The Knee, ISSN: 1873-5800, Vol: 24, Issue: 4, Page: 824-828

A regional registry study of 216 patients investigating if patient satisfaction after total knee arthroplasty changes over a time period of five to 20 years

Shannak, Odei; Palan, Jeya; Esler, Colin


To determine the temporal changes in patient dissatisfaction following primary knee arthroplasty surgery (TKA).

Patients and methods

Three hundred and ninety patients that had previously indicated they were either dissatisfied or unsure with their TKA at one-year post-surgery in our region were mailed a simple questionnaire in addition to the Oxford Knee Score and EQ-5D.

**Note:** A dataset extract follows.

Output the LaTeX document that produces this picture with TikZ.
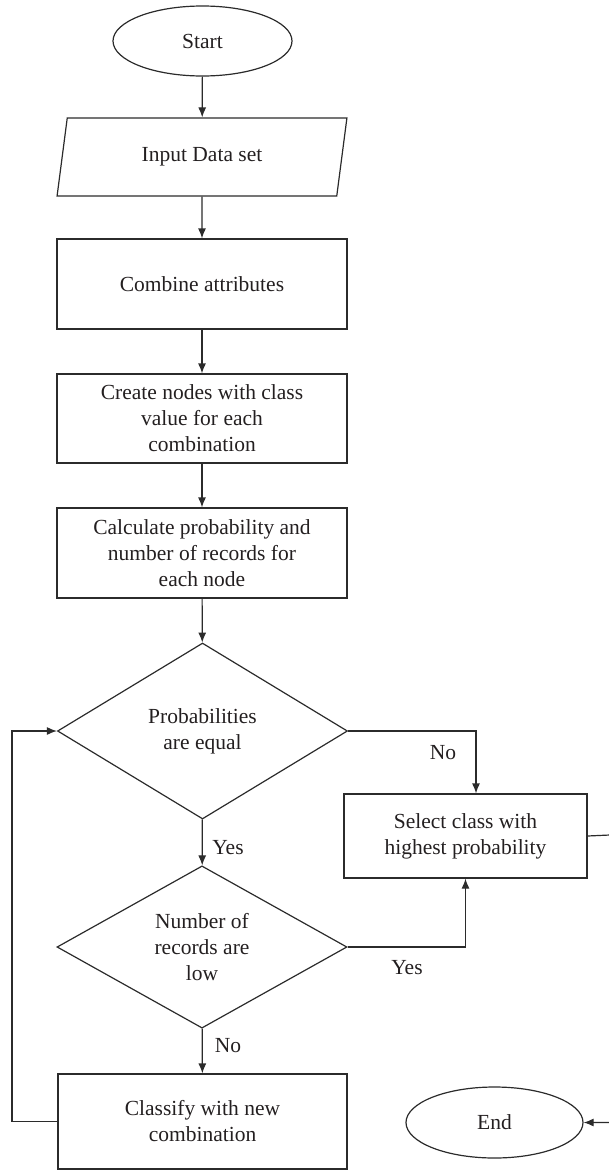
\documentclass[tikz,border=0pt]{standalone}
\usepackage{fontspec}
\setmainfont{Liberation Serif}
\usetikzlibrary{shapes.geometric,arrows.meta}
\definecolor{ln}{HTML}{2B2B2B}
\definecolor{tx}{HTML}{231F20}
\begin{document}
\begin{tikzpicture}[x=1pt,y=-1pt,
  every node/.style={font=\fontsize{21.5}{26}\selectfont, text=tx, align=center, inner sep=0pt},
  box/.style={draw=ln, line width=1.2pt, rectangle, minimum width=290pt},
  term/.style={draw=ln, line width=1.2pt, ellipse},
  decision/.style={draw=ln, line width=1.2pt, diamond, minimum width=290pt},
  io/.style={draw=ln, line width=1.2pt, trapezium, trapezium left angle=76.3, trapezium right angle=103.7, trapezium stretches=true, minimum width=290pt, minimum height=78pt},
  conn/.style={draw=ln, line width=1.2pt, -{Latex[length=10pt,width=8pt]}},
  lab/.style={font=\fontsize{21.5}{26}\selectfont}]
\useasboundingbox (0,0) rectangle (609,1170);
\node[term, minimum width=179pt, minimum height=70pt] (start) at (202.5,41) {Start};
\node[io] (input) at (202,157) {Input Data set};
\node[box, minimum height=90pt] (combine) at (202,284) {Combine attributes};
\node[box, minimum height=89pt] (create) at (202,418.5) {Create nodes with class\\value for each\\combination};
\node[box, minimum height=90pt] (calc) at (202,553) {Calculate probability and\\number of records for\\each node};
\node[decision, minimum height=176pt] (d1) at (202.5,731) {Probabilities\\are equal};
\node[decision, minimum height=152pt] (d2) at (202,947) {Number of\\records are\\low};
\node[box, minimum height=95pt, minimum width=289pt] (classify) at (202.5,1121.5) {Classify with new\\combination};
\node[box, minimum height=84pt, minimum width=243pt] (select) at (465.5,836) {Select class with\\highest probability};
\node[term, minimum width=177pt, minimum height=71pt] (end) at (494.5,1122.5) {End};
\coordinate (loopx) at (12,1123);
\coordinate (rightx) at (609.8,835);
\draw[conn] (start) -- (input);
\draw[conn] (input) -- (combine);
\draw[conn] (combine) -- (create);
\draw[conn] (create) -- (calc);
\draw[conn] (calc) -- (d1);
\draw[conn] (d1) -- (d2);
\draw[conn] (d2) -- (classify);
\draw[conn] (d1.east) -| ([xshift=10.5pt]select.north);
\draw[conn] (d2.east) -| (select.south);
\draw[conn] (select.east) -- (rightx) |- (end.east);
\draw[conn] (classify.west) -- (classify.west -| loopx) |- (d1.west);
\node[lab] (l1) at (443,753) {No};
\node[lab] (l2) at (228,848) {Yes};
\node[lab] (l3) at (407,968) {Yes};
\node[lab] (l4) at (228,1046) {No};
\end{tikzpicture}
\end{document}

A 55% response rate was achieved. The mean follow-up time period was 9.1 years. Of the 120 patients who were initially dissatisfied, 46.7% remained so. Of the 96 patients who were initially unsure, 20.8% remained so, 21.9% and 57.3% became dissatisfied and satisfied, respectively. The primary reason for continued dissatisfaction was persistent pain. Of the 19.4% of patients who had revision surgery, 47.6% remained dissatisfied. 54.2% of patients stated that they would be happy to have a primary TKA again and 55.6% indicated that they would recommend one to a friend. Patients who had concurrent hip pain were six times more likely to remain unsure or dissatisfied over time (OR 6.7, p-value 0.0000). Patients who had back pain or contralateral knee pain were two or three times as likely to remain unsure or dissatisfied.


In time half of the patients who stated that they were not satisfied with their arthroplasty, at one year, go on to be satisfied with their knee.